▶ Raw records
________

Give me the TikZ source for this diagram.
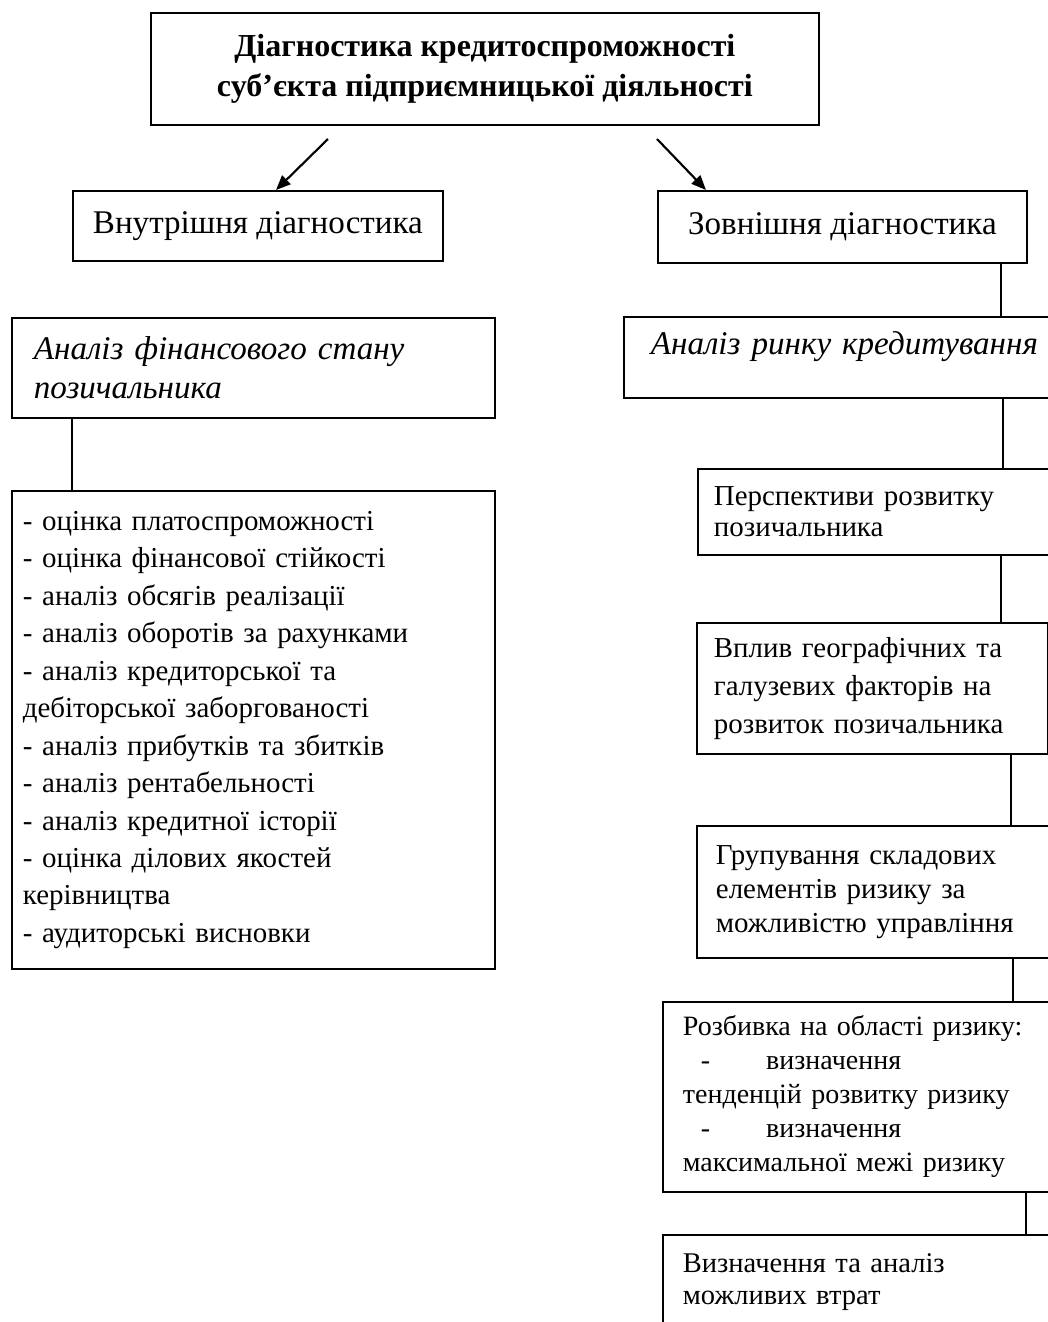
\documentclass[tikz,border=0pt]{standalone}
\usepackage{fontspec}
\setmainfont{Liberation Serif}
\usepackage{tikz}
\usetikzlibrary{arrows.meta,positioning}

\begin{document}
\begin{tikzpicture}[x=0.75pt, y=-0.75pt,
  big/.style={font=\fontsize{24.8}{29.25}\selectfont},
  small/.style={font=\fontsize{21.7}{28}\selectfont},
  box/.style={draw, line width=1.35pt, anchor=north west, align=left, inner ysep=0pt},
  link/.style={line width=1.2pt},
  arr/.style={-{Triangle[length=11pt, width=9pt]}, line width=1.6pt}]
\useasboundingbox (0,0) rectangle (1048,1322);
% top and the two branches
\node[box, align=center, minimum width=501pt, minimum height=84pt,
  font=\fontsize{24}{30}\selectfont\bfseries] (diag) at (150,12)
  {Діагностика кредитоспроможності\\суб’єкта підприємницької діяльності};
\node[box, big, align=center, minimum width=277.5pt, minimum height=52.5pt] (inner) at (72,190) {Внутрішня діагностика};
\node[box, big, align=center, minimum width=276.75pt, minimum height=54pt] (outer) at (657,190) {Зовнішня діагностика};
% left column
\node[box, big, text width=329.25pt, inner xsep=16.5pt, minimum height=75pt] (fin) at (11,317)
  {\itshape Аналіз фінансового стану\\\itshape позичальника};
\node[box, text width=345.75pt, inner xsep=8.25pt, minimum height=358.5pt, font=\fontsize{21.7}{28.1}\selectfont] (list) at (11,490)
  {- оцінка платоспроможності\\
   - оцінка фінансової стійкості\\
   - аналіз обсягів реалізації\\
   - аналіз оборотів за рахунками\\
   - аналіз кредиторської та\\
   дебіторської заборгованості\\
   - аналіз прибутків та збитків\\
   - аналіз рентабельності\\
   - аналіз кредитної історії\\
   - оцінка ділових якостей\\
   керівництва\\
   - аудиторські висновки};
% right column
\node[box, big, text width=294.75pt, inner xsep=20.25pt, minimum height=60.75pt, text depth=22pt] (market) at (623,316)
  {\itshape Аналіз ринку кредитування};
\node[box, text width=255.75pt, inner xsep=12pt, minimum height=64.5pt, font=\fontsize{21.7}{23.5}\selectfont] (persp) at (697,468)
  {Перспективи розвитку\\позичальника};
\node[box, text width=237.75pt, inner xsep=12.75pt, minimum height=98.25pt, font=\fontsize{21.7}{28.5}\selectfont] (geo) at (696,622)
  {Вплив географічних та\\галузевих факторів на\\розвиток позичальника};
\node[box, text width=252pt, inner xsep=14.25pt, minimum height=99pt, font=\fontsize{21.7}{25.5}\selectfont] (group) at (696,825)
  {Групування складових\\елементів ризику за\\можливістю управління};
\node[box, text width=276pt, inner xsep=15pt, minimum height=142.5pt, font=\fontsize{21}{25.5}\selectfont] (areas) at (662,1001)
  {Розбивка на області ризику:\\
   \hspace*{13.5pt}-\hspace*{42pt}визначення\\
   тенденцій розвитку ризику\\
   \hspace*{13.5pt}-\hspace*{42pt}визначення\\
   максимальної межі ризику};
\node[box, text width=276pt, inner xsep=15pt, minimum height=70.5pt, font=\fontsize{21.4}{24}\selectfont] (loss) at (662,1234)
  {Визначення та аналіз\\можливих втрат};
% arrows and links
\coordinate (a1) at (328,139);
\coordinate (a2) at (657,139);
\coordinate (t1) at (276,0);
\coordinate (t2) at (706,0);
\draw[arr] (a1) -- (inner.north -| t1);
\draw[arr] (a2) -- (outer.north -| t2);
\coordinate (k0) at (72,0);
\coordinate (k1) at (1001,0);
\coordinate (k2) at (1003,0);
\coordinate (k3) at (1011,0);
\coordinate (k4) at (1013,0);
\coordinate (k5) at (1026,0);
\draw[link] (fin.south -| k0) -- (list.north -| k0);
\draw[link] (outer.south -| k1) -- (market.north -| k1);
\draw[link] (market.south -| k2) -- (persp.north -| k2);
\draw[link] (persp.south -| k1) -- (geo.north -| k1);
\draw[link] (geo.south -| k3) -- (group.north -| k3);
\draw[link] (group.south -| k4) -- (areas.north -| k4);
\draw[link] (areas.south -| k5) -- (loss.north -| k5);
\end{tikzpicture}
\end{document}
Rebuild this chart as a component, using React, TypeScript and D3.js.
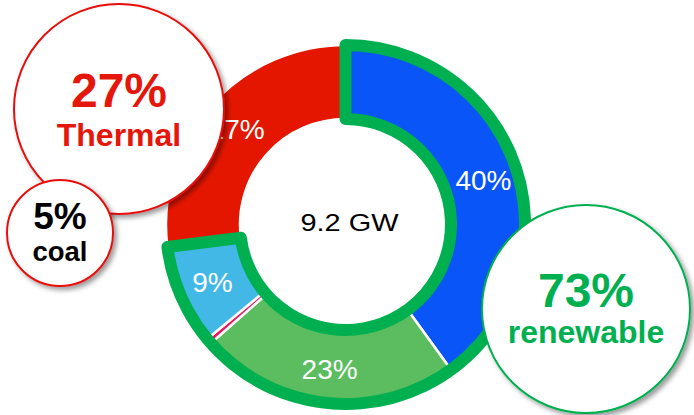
import React from "react";
import * as d3 from "d3";

const categories = ["Hydro", "Solar", "Other", "Wind", "Thermal"];
const values = [40, 23.5, 0.5, 9, 27];
const sliceLabels = ["40%", "23%", "", "9%", "27%"];
const colors = ["#0a55f7", "#5bbd5f", "#e8185a", "#42b8e6", "#e51600"];
const renewableCount = 4;
const totalLabel = "9.2 GW";

const callouts = [
  { pct: "27%", name: "Thermal", stroke: "#e8100a", textColor: "#e5160a", cx: 119, cy: 109, r: 105, big: 48, small: 32, dyBig: -2, dySmall: 37 },
  { pct: "5%", name: "coal", stroke: "#e8100a", textColor: "#000", cx: 60, cy: 233, r: 53, big: 37, small: 27.5, dyBig: -4, dySmall: 28 },
  { pct: "73%", name: "renewable", stroke: "#00b050", textColor: "#00b050", cx: 586, cy: 309, r: 104, big: 48, small: 32, dyBig: -2, dySmall: 34 },
];

export default function App() {
  const W = 694, H = 415;
  const cx = 345.5, cy = 224.5;
  const R = 179.5, r0 = 105.5;

  const pie = d3.pie<number>().sort(null).value((d) => d);
  const arcs = pie(values);
  const arc = d3.arc<d3.PieArcDatum<number>>().innerRadius(r0).outerRadius(R);
  const labelArc = d3.arc<d3.PieArcDatum<number>>().innerRadius(145).outerRadius(145);

  const outlineArc = d3.arc()({
    innerRadius: r0,
    outerRadius: R,
    startAngle: arcs[0].startAngle,
    endAngle: arcs[renewableCount - 1].endAngle,
  } as any) as string;

  return (
    <svg width={W} height={H} style={{ position: "absolute", left: 0, top: 0, fontFamily: "Liberation Sans, Arial, sans-serif" }}>
      <defs>
        <filter id="shadow" x="-20%" y="-20%" width="150%" height="150%">
          <feDropShadow dx="3" dy="3" stdDeviation="2.5" floodColor="#000" floodOpacity="0.4" />
        </filter>
      </defs>
      <g transform={`translate(${cx},${cy})`}>
        {arcs.map((a, i) => (
          <path key={categories[i]} d={arc(a) as string} fill={colors[i]} stroke="#fff" strokeWidth={2.5} />
        ))}
        {arcs.map((a, i) => {
          const [x, y] = labelArc.centroid(a);
          return sliceLabels[i] ? (
            <text key={"l" + i} x={x} y={y} dy="0.36em" textAnchor="middle" fill="#fff" fontSize={28}>
              {sliceLabels[i]}
            </text>
          ) : null;
        })}
        <path d={outlineArc} fill="none" stroke="#00b050" strokeWidth={12} strokeLinejoin="round" />
        <text x={4} y={-2} dy="0.36em" textAnchor="middle" fontSize={24} fill="#000" textLength={98} lengthAdjust="spacingAndGlyphs">
          {totalLabel}
        </text>
      </g>
      {callouts.map((c) => (
        <g key={c.name}>
          <circle cx={c.cx} cy={c.cy} r={c.r} fill="#fff" stroke={c.stroke} strokeWidth={2} filter="url(#shadow)" />
          <text x={c.cx} y={c.cy + c.dyBig} textAnchor="middle" fontWeight="bold" fontSize={c.big} fill={c.textColor}>
            {c.pct}
          </text>
          <text x={c.cx} y={c.cy + c.dySmall} textAnchor="middle" fontWeight="bold" fontSize={c.small} fill={c.textColor}>
            {c.name}
          </text>
        </g>
      ))}
    </svg>
  );
}
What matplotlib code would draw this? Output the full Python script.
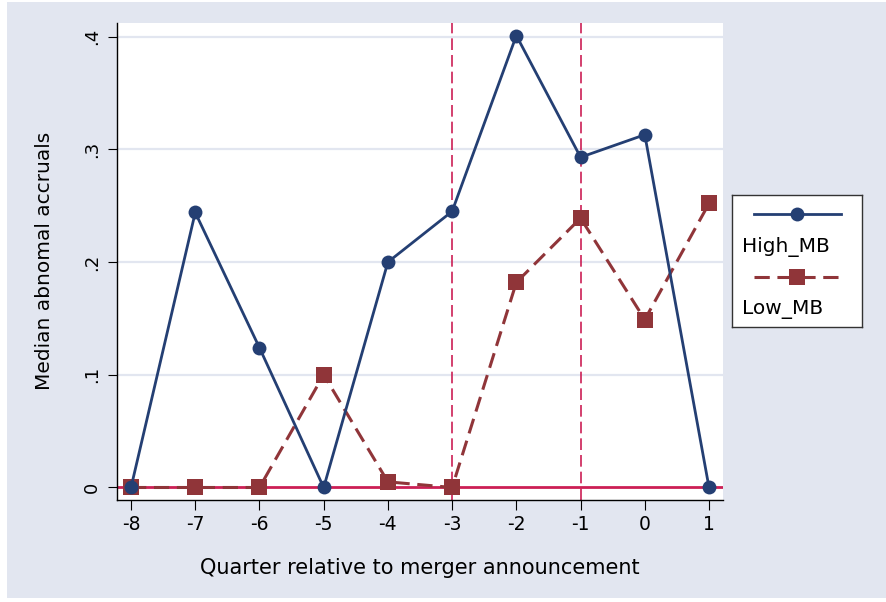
import matplotlib
matplotlib.use("Agg")
import matplotlib.pyplot as plt
from matplotlib.patches import Rectangle

# quarter relative to announcement and median abnormal accruals
quarters = [-8, -7, -6, -5, -4, -3, -2, -1, 0, 1]
high_mb = [0.0, 0.244, 0.124, 0.0, 0.200, 0.245, 0.401, 0.293, 0.313, 0.0]
low_mb = [0.0, 0.0, 0.0, 0.100, 0.005, 0.0, 0.182, 0.239, 0.149, 0.252]
event_lines = [-3, -1]
yticks = [0, 0.1, 0.2, 0.3, 0.4]
ytick_labels = ["0", ".1", ".2", ".3", ".4"]

navy = "#243f73"
maroon = "#903539"
crimson = "#cc1f55"
bg = "#e2e6f0"

plt.rcParams['font.family'] = ['DejaVu Sans']

W, H = 886, 602
fig = plt.figure(figsize=(W / 100, H / 100), dpi=100)
fig.patch.set_facecolor("white")
fig.patches.append(Rectangle((7 / W, 4 / H), 1 - 7 / W, 1 - 6 / H,
                             transform=fig.transFigure, facecolor=bg,
                             edgecolor="none", zorder=-10))

x0, x1, y0, y1 = 116.7, 722.7, 22.7, 500.0
ax = fig.add_axes([x0 / W, 1 - y1 / H, (x1 - x0) / W, (y1 - y0) / H])
ax.set_facecolor("white")

for yt in yticks[1:]:
    ax.axhline(yt, color=bg, lw=1.6, zorder=1)
ax.axhline(0, color=crimson, lw=2.0, zorder=2)
for xv in event_lines:
    ax.axvline(xv, color=crimson, lw=1.2, dashes=(7, 3), zorder=2)

ax.plot(quarters, high_mb, color=navy, lw=2.0, marker="o", ms=10,
        markeredgewidth=0, zorder=4)
ax.plot(quarters, low_mb, color=maroon, lw=2.2, dashes=(5, 2.5), marker="s",
        ms=12, markeredgewidth=0, zorder=3)

ax.set_xlim(-8.223, 1.213)
ax.set_ylim(-0.0111, 0.4124)
ax.set_xticks(quarters)
ax.set_xticklabels([str(q) for q in quarters], fontsize=13.5)
ax.set_yticks(yticks)
ax.set_yticklabels(ytick_labels, fontsize=13, rotation=90, va="center")
ax.tick_params(axis="y", length=6.5, width=0.8, pad=5)
ax.tick_params(axis="x", length=7, width=0.8, pad=4)
for s in ["top", "right"]:
    ax.spines[s].set_visible(False)
for s in ["left", "bottom"]:
    ax.spines[s].set_linewidth(1.0)

ax.set_xlabel("Quarter relative to merger announcement", fontsize=15, labelpad=17)
ax.set_ylabel("Median abnomal accruals", fontsize=14.5, labelpad=21)

# legend box: entry key above its label
lx0, lx1, ly0, ly1 = 731.7, 862.3, 195.0, 327.0
lg = fig.add_axes([lx0 / W, 1 - ly1 / H, (lx1 - lx0) / W, (ly1 - ly0) / H])
lg.set_xlim(lx0, lx1)
lg.set_ylim(ly1, ly0)
lg.set_xticks([])
lg.set_yticks([])
lg.set_facecolor("white")
for s in lg.spines.values():
    s.set_color("#333333")
    s.set_linewidth(1.0)
lg.plot([754, 797, 840.7], [213.7] * 3, color=navy, lw=2.0, marker="o",
        ms=10, markeredgewidth=0, markevery=[1])
lg.plot([754, 797, 840.7], [276.7] * 3, color=maroon, lw=2.2, dashes=(5, 2.5),
        marker="s", ms=12, markeredgewidth=0, markevery=[1])
lg.text(741.7, 247, "High_MB", fontsize=14.5, va="center", ha="left")
lg.text(741.7, 310, "Low_MB", fontsize=14.5, va="center", ha="left")

fig.savefig("out.png", dpi=100, facecolor=fig.get_facecolor())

________

▶ Task objective
State, as a number only, how many lines in the entries include "this".

▶ Task response
3